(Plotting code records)

· · · · · · ·

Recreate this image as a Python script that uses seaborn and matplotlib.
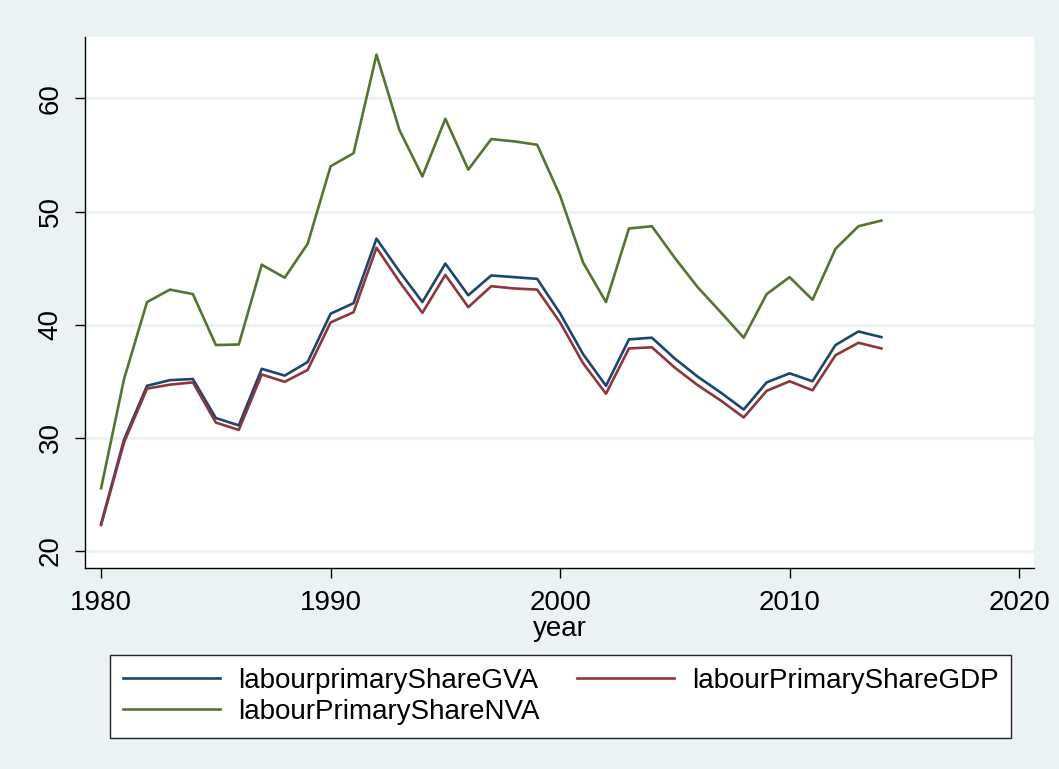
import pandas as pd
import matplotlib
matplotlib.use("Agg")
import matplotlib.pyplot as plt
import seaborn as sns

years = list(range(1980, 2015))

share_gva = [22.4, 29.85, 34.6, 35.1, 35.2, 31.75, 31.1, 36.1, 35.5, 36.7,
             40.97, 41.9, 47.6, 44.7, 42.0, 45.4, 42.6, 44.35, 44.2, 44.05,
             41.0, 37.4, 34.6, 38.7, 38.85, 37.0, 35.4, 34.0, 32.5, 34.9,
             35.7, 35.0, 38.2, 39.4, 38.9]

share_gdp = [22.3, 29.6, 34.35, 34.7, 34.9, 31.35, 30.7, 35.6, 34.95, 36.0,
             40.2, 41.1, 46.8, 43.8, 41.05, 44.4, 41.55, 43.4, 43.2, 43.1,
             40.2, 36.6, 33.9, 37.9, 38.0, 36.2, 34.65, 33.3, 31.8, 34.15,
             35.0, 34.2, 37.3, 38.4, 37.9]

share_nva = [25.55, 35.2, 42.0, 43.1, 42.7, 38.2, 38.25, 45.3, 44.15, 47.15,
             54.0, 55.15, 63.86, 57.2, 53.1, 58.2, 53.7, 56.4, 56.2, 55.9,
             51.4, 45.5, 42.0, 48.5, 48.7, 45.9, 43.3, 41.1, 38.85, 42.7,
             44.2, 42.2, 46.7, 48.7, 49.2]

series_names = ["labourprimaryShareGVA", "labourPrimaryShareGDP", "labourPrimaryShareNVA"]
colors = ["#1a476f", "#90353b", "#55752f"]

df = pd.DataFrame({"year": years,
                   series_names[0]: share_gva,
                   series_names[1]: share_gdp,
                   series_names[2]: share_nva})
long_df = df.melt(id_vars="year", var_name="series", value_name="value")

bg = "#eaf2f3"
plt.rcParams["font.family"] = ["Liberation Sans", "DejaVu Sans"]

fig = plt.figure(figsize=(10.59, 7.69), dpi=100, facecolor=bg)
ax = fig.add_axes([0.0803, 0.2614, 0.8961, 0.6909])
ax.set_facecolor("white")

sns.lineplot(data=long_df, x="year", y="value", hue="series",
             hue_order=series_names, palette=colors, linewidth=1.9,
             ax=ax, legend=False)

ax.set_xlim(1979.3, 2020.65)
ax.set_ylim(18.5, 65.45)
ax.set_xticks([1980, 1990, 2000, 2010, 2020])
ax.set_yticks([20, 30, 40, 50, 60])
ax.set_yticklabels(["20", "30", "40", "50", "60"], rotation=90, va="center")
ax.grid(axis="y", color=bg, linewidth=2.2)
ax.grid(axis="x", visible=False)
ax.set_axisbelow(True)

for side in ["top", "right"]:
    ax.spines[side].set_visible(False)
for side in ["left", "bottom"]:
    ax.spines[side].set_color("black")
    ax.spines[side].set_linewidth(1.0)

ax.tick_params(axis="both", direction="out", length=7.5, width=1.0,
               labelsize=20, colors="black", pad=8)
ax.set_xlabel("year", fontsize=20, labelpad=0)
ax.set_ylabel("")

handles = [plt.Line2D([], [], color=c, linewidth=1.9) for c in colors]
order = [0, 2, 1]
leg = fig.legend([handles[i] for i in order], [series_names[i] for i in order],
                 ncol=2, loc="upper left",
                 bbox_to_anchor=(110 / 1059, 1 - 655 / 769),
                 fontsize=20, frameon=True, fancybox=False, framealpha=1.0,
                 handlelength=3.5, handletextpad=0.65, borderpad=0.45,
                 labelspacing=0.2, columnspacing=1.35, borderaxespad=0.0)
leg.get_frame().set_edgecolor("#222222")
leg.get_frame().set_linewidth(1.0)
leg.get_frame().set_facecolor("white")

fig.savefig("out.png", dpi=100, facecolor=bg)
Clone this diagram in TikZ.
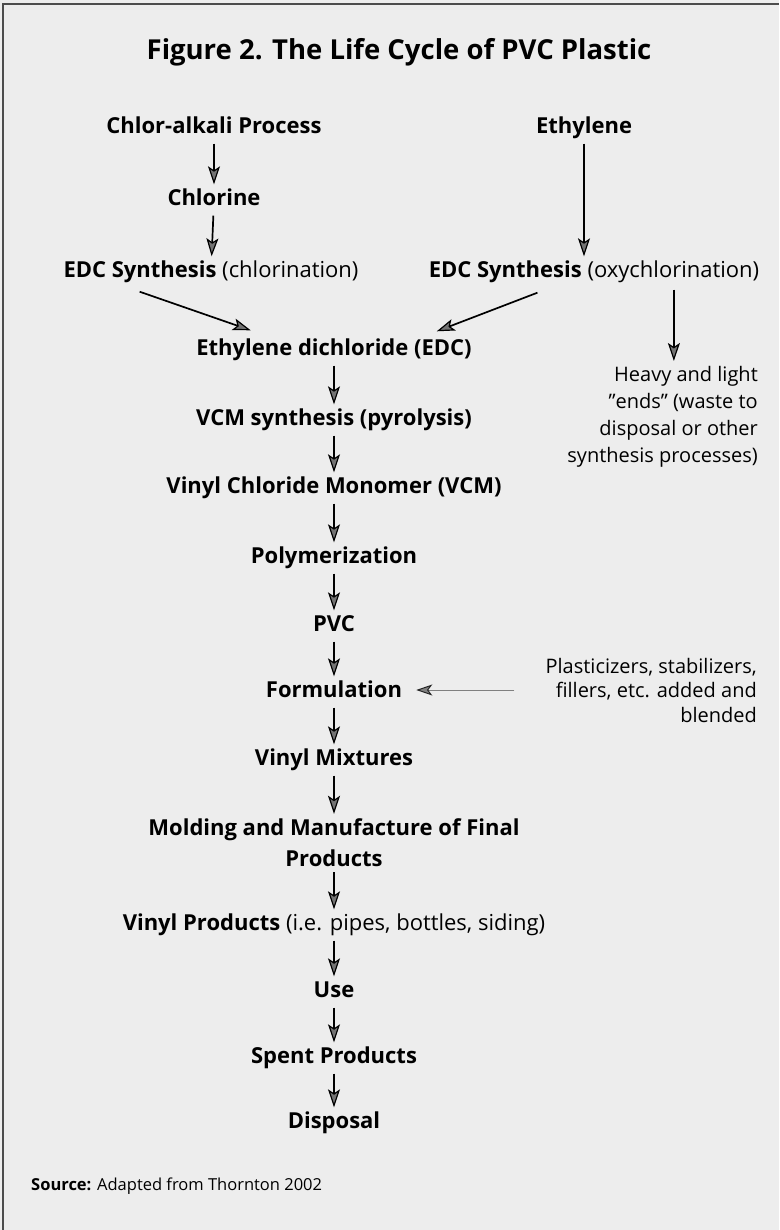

· · · · · · ·

Copy the material above in full and exactly, skipping pictures.

TASK ANSWER
Recreate this image as a Python script that uses seaborn and matplotlib.
import pandas as pd
import matplotlib
matplotlib.use("Agg")
import matplotlib.pyplot as plt
import seaborn as sns

years = list(range(1980, 2015))

share_gva = [22.4, 29.85, 34.6, 35.1, 35.2, 31.75, 31.1, 36.1, 35.5, 36.7,
             40.97, 41.9, 47.6, 44.7, 42.0, 45.4, 42.6, 44.35, 44.2, 44.05,
             41.0, 37.4, 34.6, 38.7, 38.85, 37.0, 35.4, 34.0, 32.5, 34.9,
             35.7, 35.0, 38.2, 39.4, 38.9]

share_gdp = [22.3, 29.6, 34.35, 34.7, 34.9, 31.35, 30.7, 35.6, 34.95, 36.0,
             40.2, 41.1, 46.8, 43.8, 41.05, 44.4, 41.55, 43.4, 43.2, 43.1,
             40.2, 36.6, 33.9, 37.9, 38.0, 36.2, 34.65, 33.3, 31.8, 34.15,
             35.0, 34.2, 37.3, 38.4, 37.9]

share_nva = [25.55, 35.2, 42.0, 43.1, 42.7, 38.2, 38.25, 45.3, 44.15, 47.15,
             54.0, 55.15, 63.86, 57.2, 53.1, 58.2, 53.7, 56.4, 56.2, 55.9,
             51.4, 45.5, 42.0, 48.5, 48.7, 45.9, 43.3, 41.1, 38.85, 42.7,
             44.2, 42.2, 46.7, 48.7, 49.2]

series_names = ["labourprimaryShareGVA", "labourPrimaryShareGDP", "labourPrimaryShareNVA"]
colors = ["#1a476f", "#90353b", "#55752f"]

df = pd.DataFrame({"year": years,
                   series_names[0]: share_gva,
                   series_names[1]: share_gdp,
                   series_names[2]: share_nva})
long_df = df.melt(id_vars="year", var_name="series", value_name="value")

bg = "#eaf2f3"
plt.rcParams["font.family"] = ["Liberation Sans", "DejaVu Sans"]

fig = plt.figure(figsize=(10.59, 7.69), dpi=100, facecolor=bg)
ax = fig.add_axes([0.0803, 0.2614, 0.8961, 0.6909])
ax.set_facecolor("white")

sns.lineplot(data=long_df, x="year", y="value", hue="series",
             hue_order=series_names, palette=colors, linewidth=1.9,
             ax=ax, legend=False)

ax.set_xlim(1979.3, 2020.65)
ax.set_ylim(18.5, 65.45)
ax.set_xticks([1980, 1990, 2000, 2010, 2020])
ax.set_yticks([20, 30, 40, 50, 60])
ax.set_yticklabels(["20", "30", "40", "50", "60"], rotation=90, va="center")
ax.grid(axis="y", color=bg, linewidth=2.2)
ax.grid(axis="x", visible=False)
ax.set_axisbelow(True)

for side in ["top", "right"]:
    ax.spines[side].set_visible(False)
for side in ["left", "bottom"]:
    ax.spines[side].set_color("black")
    ax.spines[side].set_linewidth(1.0)

ax.tick_params(axis="both", direction="out", length=7.5, width=1.0,
               labelsize=20, colors="black", pad=8)
ax.set_xlabel("year", fontsize=20, labelpad=0)
ax.set_ylabel("")

handles = [plt.Line2D([], [], color=c, linewidth=1.9) for c in colors]
order = [0, 2, 1]
leg = fig.legend([handles[i] for i in order], [series_names[i] for i in order],
                 ncol=2, loc="upper left",
                 bbox_to_anchor=(110 / 1059, 1 - 655 / 769),
                 fontsize=20, frameon=True, fancybox=False, framealpha=1.0,
                 handlelength=3.5, handletextpad=0.65, borderpad=0.45,
                 labelspacing=0.2, columnspacing=1.35, borderaxespad=0.0)
leg.get_frame().set_edgecolor("#222222")
leg.get_frame().set_linewidth(1.0)
leg.get_frame().set_facecolor("white")

fig.savefig("out.png", dpi=100, facecolor=bg)
Clone this diagram in TikZ.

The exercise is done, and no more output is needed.